Por supuesto, los tipos flotantes de cambio implican el sacrificio de los beneficios de una actividad económica internacional mejor coordinada. El abandono de las relaciones contractuales entre divisas nacionales tiene que deplorarse. Pero toda alternativa “políticamente aceptable” es aún peor.

Si los economistas que han defendido una vuelta al sistema de patrón oro o a la adopción de los DEG bajo el FMI o los tipos de cambio flotantes hubieran hecho su alegato en estos términos realistas, recordando continuamente a las agencias de creación de opinión las suposiciones subyacentes de ganancia de votos, las consecuencias en las políticas de esa forma de exposición podrían haber sido profundas.

Las soluciones explícitamente indicadas pero rechazadas por razones políticas no se habrían mantenido así inoperantes. Los creadores de opinión pública habrían empezado a percibir más claramente que los intereses del pequeño grupo de gente privada que forman los gobiernos o de quienes conspiran para reemplazarlos o de quienes financian sus campañas electorales han dominado indebidamente la política.[2] Es decir, si las suposiciones tácitas acerca de consideraciones políticas hubieran sido reemplazadas por suposiciones explícitas, la reacción definitiva sobre la conducta en el voto podría haber sido diametralmente distinta.

 

 

Nacido en Londres, William Hutt (1899-1988) fue un economista de la tradición clásica que se identificaba con la Escuela Austriaca. Estudió en la London School of Economics y fue profesor en la Universidad de Ciudad del Cabo.

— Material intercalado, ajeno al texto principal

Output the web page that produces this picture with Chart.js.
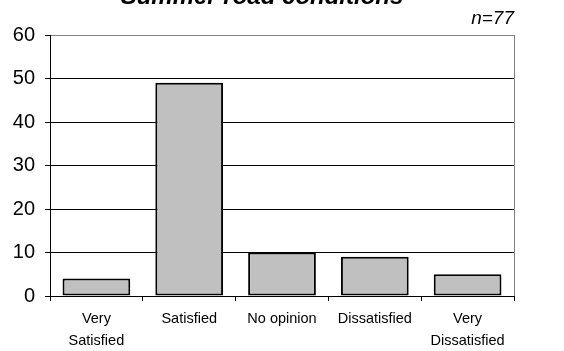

Es especialmente conocido por sus obras “The Factory System of the Early Nineteenth Century2 (1925), La negociación colectiva (1930) y The Strike-Threat System (1973).

Este artículo ha sido extraído del capítulo 3 de Politically Impossible?

 



[1] Bajo la “igualación de intereses”, los estadounidenses que inviertan fuera de Estados Unidos tienen que pagar altos impuestos, por ejemplo, un 15% del capital en el caso de inversiones en valores.

[2] Los incentivos que mueven a los políticos no son menos difíciles de disciplinar en el interés social incluso si son frecuentemente no pecuniarios y alentados por el público. En sus estudio de 14 primeros ministros canadienses, Bruce Hutchinson remarca que, “con dos excepciones”, todos “estaban animados por (…) un insaciable apetito de poder”, aun así “ninguno se benefició financieramente de su cargo” (del prólogo de MacDonald to Pearson: The Prime Ministers of Canada, Don Mills, Ontario: Longmans Canada Ltd., 1967). Aún así, Hutchinson tiene que mostrar que los motivos corruptos eran endémicos entre los legisladores canadienses. Así, aunque el Primer Ministro Wilfrid Laurier “siguió siendo un hombre pobre, la maquinaria liberal” que encabezaba “estaba claramente corrompida” (ibíd.., p. 79) y el Primer Ministro William Lyon Mackenzie King asimismo “lideraba un partido condenado por corrupción” (ibíd.., p. 133).